--- Material for the task ---

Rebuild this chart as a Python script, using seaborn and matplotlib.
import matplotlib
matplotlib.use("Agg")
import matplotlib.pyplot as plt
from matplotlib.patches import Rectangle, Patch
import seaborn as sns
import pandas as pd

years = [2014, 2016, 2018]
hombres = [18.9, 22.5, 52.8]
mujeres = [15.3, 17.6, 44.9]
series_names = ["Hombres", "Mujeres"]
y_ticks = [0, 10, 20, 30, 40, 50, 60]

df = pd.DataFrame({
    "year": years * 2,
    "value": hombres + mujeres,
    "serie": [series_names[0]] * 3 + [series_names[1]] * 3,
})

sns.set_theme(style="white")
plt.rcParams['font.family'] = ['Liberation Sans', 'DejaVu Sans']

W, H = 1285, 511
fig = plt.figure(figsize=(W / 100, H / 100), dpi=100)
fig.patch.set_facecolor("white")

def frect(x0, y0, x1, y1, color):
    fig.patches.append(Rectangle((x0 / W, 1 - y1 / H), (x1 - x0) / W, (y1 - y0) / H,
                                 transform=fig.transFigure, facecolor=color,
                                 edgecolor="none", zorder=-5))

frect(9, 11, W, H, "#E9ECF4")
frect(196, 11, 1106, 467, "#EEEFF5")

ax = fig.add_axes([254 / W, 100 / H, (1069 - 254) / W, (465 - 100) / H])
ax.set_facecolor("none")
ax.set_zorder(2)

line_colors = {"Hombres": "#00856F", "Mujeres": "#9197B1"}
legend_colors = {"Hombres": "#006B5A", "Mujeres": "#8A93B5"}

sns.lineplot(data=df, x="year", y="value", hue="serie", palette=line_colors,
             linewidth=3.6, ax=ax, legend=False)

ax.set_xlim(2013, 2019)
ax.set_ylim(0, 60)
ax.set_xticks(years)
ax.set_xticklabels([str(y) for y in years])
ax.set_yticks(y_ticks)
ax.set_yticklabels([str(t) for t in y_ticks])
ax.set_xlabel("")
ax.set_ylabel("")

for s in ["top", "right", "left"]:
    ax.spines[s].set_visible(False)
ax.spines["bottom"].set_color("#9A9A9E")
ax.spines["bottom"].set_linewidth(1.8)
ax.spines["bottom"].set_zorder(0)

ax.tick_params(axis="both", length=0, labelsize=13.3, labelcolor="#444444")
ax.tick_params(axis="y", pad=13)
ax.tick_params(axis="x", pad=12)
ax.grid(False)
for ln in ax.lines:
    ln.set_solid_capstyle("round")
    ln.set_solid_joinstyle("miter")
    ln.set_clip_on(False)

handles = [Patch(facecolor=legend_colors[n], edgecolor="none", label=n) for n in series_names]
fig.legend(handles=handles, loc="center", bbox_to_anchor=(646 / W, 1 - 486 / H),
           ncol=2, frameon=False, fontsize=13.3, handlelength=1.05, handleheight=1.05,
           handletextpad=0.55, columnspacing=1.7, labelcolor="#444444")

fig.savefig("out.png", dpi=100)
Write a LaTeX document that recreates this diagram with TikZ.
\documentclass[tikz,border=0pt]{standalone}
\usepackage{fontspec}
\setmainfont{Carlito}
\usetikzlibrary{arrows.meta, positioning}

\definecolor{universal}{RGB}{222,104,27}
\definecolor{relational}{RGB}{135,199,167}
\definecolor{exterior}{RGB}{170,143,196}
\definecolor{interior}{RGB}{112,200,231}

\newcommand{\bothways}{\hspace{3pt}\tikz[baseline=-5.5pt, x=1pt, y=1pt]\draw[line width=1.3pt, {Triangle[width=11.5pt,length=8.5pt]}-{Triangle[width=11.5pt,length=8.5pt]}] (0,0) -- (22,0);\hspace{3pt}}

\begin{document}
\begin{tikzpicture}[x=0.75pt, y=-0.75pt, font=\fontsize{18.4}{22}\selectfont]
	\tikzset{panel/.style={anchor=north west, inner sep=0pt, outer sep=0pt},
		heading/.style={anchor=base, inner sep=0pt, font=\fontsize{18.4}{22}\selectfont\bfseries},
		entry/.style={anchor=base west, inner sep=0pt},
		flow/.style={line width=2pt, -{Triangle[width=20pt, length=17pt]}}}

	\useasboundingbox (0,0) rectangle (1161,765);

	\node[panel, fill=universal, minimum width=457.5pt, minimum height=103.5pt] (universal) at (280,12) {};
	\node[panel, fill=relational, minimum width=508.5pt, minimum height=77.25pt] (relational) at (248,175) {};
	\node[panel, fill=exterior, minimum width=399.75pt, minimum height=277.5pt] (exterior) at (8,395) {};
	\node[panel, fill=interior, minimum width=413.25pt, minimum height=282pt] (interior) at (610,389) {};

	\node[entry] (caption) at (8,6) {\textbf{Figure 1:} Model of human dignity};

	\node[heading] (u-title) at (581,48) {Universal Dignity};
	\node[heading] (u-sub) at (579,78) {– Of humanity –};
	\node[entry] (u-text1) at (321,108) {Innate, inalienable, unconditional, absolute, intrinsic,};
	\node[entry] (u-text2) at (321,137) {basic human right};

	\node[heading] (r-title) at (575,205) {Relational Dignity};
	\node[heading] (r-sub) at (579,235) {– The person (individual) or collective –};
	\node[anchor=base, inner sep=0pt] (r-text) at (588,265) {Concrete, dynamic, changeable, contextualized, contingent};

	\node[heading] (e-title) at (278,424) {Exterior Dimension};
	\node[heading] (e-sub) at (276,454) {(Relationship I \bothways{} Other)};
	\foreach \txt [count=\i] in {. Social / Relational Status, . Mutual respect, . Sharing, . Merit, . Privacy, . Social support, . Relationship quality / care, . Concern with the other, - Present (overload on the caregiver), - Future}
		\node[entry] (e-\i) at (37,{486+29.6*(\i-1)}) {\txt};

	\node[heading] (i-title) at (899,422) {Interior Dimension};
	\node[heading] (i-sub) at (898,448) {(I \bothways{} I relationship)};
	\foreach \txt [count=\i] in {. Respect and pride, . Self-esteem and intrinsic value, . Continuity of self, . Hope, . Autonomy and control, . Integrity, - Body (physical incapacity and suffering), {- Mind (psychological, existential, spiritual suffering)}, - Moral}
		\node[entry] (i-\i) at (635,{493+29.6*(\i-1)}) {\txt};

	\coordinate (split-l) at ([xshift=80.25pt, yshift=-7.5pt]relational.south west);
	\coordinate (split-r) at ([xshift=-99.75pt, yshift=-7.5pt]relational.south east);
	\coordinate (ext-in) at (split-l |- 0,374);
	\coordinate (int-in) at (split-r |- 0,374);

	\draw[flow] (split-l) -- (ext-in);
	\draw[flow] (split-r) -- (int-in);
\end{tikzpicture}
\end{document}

---

- [What is asked]
Retype all of the material above with every character intact.

- [Exercise result]
Rebuild this chart as a Python script, using seaborn and matplotlib.
import matplotlib
matplotlib.use("Agg")
import matplotlib.pyplot as plt
from matplotlib.patches import Rectangle, Patch
import seaborn as sns
import pandas as pd

years = [2014, 2016, 2018]
hombres = [18.9, 22.5, 52.8]
mujeres = [15.3, 17.6, 44.9]
series_names = ["Hombres", "Mujeres"]
y_ticks = [0, 10, 20, 30, 40, 50, 60]

df = pd.DataFrame({
    "year": years * 2,
    "value": hombres + mujeres,
    "serie": [series_names[0]] * 3 + [series_names[1]] * 3,
})

sns.set_theme(style="white")
plt.rcParams['font.family'] = ['Liberation Sans', 'DejaVu Sans']

W, H = 1285, 511
fig = plt.figure(figsize=(W / 100, H / 100), dpi=100)
fig.patch.set_facecolor("white")

def frect(x0, y0, x1, y1, color):
    fig.patches.append(Rectangle((x0 / W, 1 - y1 / H), (x1 - x0) / W, (y1 - y0) / H,
                                 transform=fig.transFigure, facecolor=color,
                                 edgecolor="none", zorder=-5))

frect(9, 11, W, H, "#E9ECF4")
frect(196, 11, 1106, 467, "#EEEFF5")

ax = fig.add_axes([254 / W, 100 / H, (1069 - 254) / W, (465 - 100) / H])
ax.set_facecolor("none")
ax.set_zorder(2)

line_colors = {"Hombres": "#00856F", "Mujeres": "#9197B1"}
legend_colors = {"Hombres": "#006B5A", "Mujeres": "#8A93B5"}

sns.lineplot(data=df, x="year", y="value", hue="serie", palette=line_colors,
             linewidth=3.6, ax=ax, legend=False)

ax.set_xlim(2013, 2019)
ax.set_ylim(0, 60)
ax.set_xticks(years)
ax.set_xticklabels([str(y) for y in years])
ax.set_yticks(y_ticks)
ax.set_yticklabels([str(t) for t in y_ticks])
ax.set_xlabel("")
ax.set_ylabel("")

for s in ["top", "right", "left"]:
    ax.spines[s].set_visible(False)
ax.spines["bottom"].set_color("#9A9A9E")
ax.spines["bottom"].set_linewidth(1.8)
ax.spines["bottom"].set_zorder(0)

ax.tick_params(axis="both", length=0, labelsize=13.3, labelcolor="#444444")
ax.tick_params(axis="y", pad=13)
ax.tick_params(axis="x", pad=12)
ax.grid(False)
for ln in ax.lines:
    ln.set_solid_capstyle("round")
    ln.set_solid_joinstyle("miter")
    ln.set_clip_on(False)

handles = [Patch(facecolor=legend_colors[n], edgecolor="none", label=n) for n in series_names]
fig.legend(handles=handles, loc="center", bbox_to_anchor=(646 / W, 1 - 486 / H),
           ncol=2, frameon=False, fontsize=13.3, handlelength=1.05, handleheight=1.05,
           handletextpad=0.55, columnspacing=1.7, labelcolor="#444444")

fig.savefig("out.png", dpi=100)
Write a LaTeX document that recreates this diagram with TikZ.
\documentclass[tikz,border=0pt]{standalone}
\usepackage{fontspec}
\setmainfont{Carlito}
\usetikzlibrary{arrows.meta, positioning}

\definecolor{universal}{RGB}{222,104,27}
\definecolor{relational}{RGB}{135,199,167}
\definecolor{exterior}{RGB}{170,143,196}
\definecolor{interior}{RGB}{112,200,231}

\newcommand{\bothways}{\hspace{3pt}\tikz[baseline=-5.5pt, x=1pt, y=1pt]\draw[line width=1.3pt, {Triangle[width=11.5pt,length=8.5pt]}-{Triangle[width=11.5pt,length=8.5pt]}] (0,0) -- (22,0);\hspace{3pt}}

\begin{document}
\begin{tikzpicture}[x=0.75pt, y=-0.75pt, font=\fontsize{18.4}{22}\selectfont]
	\tikzset{panel/.style={anchor=north west, inner sep=0pt, outer sep=0pt},
		heading/.style={anchor=base, inner sep=0pt, font=\fontsize{18.4}{22}\selectfont\bfseries},
		entry/.style={anchor=base west, inner sep=0pt},
		flow/.style={line width=2pt, -{Triangle[width=20pt, length=17pt]}}}

	\useasboundingbox (0,0) rectangle (1161,765);

	\node[panel, fill=universal, minimum width=457.5pt, minimum height=103.5pt] (universal) at (280,12) {};
	\node[panel, fill=relational, minimum width=508.5pt, minimum height=77.25pt] (relational) at (248,175) {};
	\node[panel, fill=exterior, minimum width=399.75pt, minimum height=277.5pt] (exterior) at (8,395) {};
	\node[panel, fill=interior, minimum width=413.25pt, minimum height=282pt] (interior) at (610,389) {};

	\node[entry] (caption) at (8,6) {\textbf{Figure 1:} Model of human dignity};

	\node[heading] (u-title) at (581,48) {Universal Dignity};
	\node[heading] (u-sub) at (579,78) {– Of humanity –};
	\node[entry] (u-text1) at (321,108) {Innate, inalienable, unconditional, absolute, intrinsic,};
	\node[entry] (u-text2) at (321,137) {basic human right};

	\node[heading] (r-title) at (575,205) {Relational Dignity};
	\node[heading] (r-sub) at (579,235) {– The person (individual) or collective –};
	\node[anchor=base, inner sep=0pt] (r-text) at (588,265) {Concrete, dynamic, changeable, contextualized, contingent};

	\node[heading] (e-title) at (278,424) {Exterior Dimension};
	\node[heading] (e-sub) at (276,454) {(Relationship I \bothways{} Other)};
	\foreach \txt [count=\i] in {. Social / Relational Status, . Mutual respect, . Sharing, . Merit, . Privacy, . Social support, . Relationship quality / care, . Concern with the other, - Present (overload on the caregiver), - Future}
		\node[entry] (e-\i) at (37,{486+29.6*(\i-1)}) {\txt};

	\node[heading] (i-title) at (899,422) {Interior Dimension};
	\node[heading] (i-sub) at (898,448) {(I \bothways{} I relationship)};
	\foreach \txt [count=\i] in {. Respect and pride, . Self-esteem and intrinsic value, . Continuity of self, . Hope, . Autonomy and control, . Integrity, - Body (physical incapacity and suffering), {- Mind (psychological, existential, spiritual suffering)}, - Moral}
		\node[entry] (i-\i) at (635,{493+29.6*(\i-1)}) {\txt};

	\coordinate (split-l) at ([xshift=80.25pt, yshift=-7.5pt]relational.south west);
	\coordinate (split-r) at ([xshift=-99.75pt, yshift=-7.5pt]relational.south east);
	\coordinate (ext-in) at (split-l |- 0,374);
	\coordinate (int-in) at (split-r |- 0,374);

	\draw[flow] (split-l) -- (ext-in);
	\draw[flow] (split-r) -- (int-in);
\end{tikzpicture}
\end{document}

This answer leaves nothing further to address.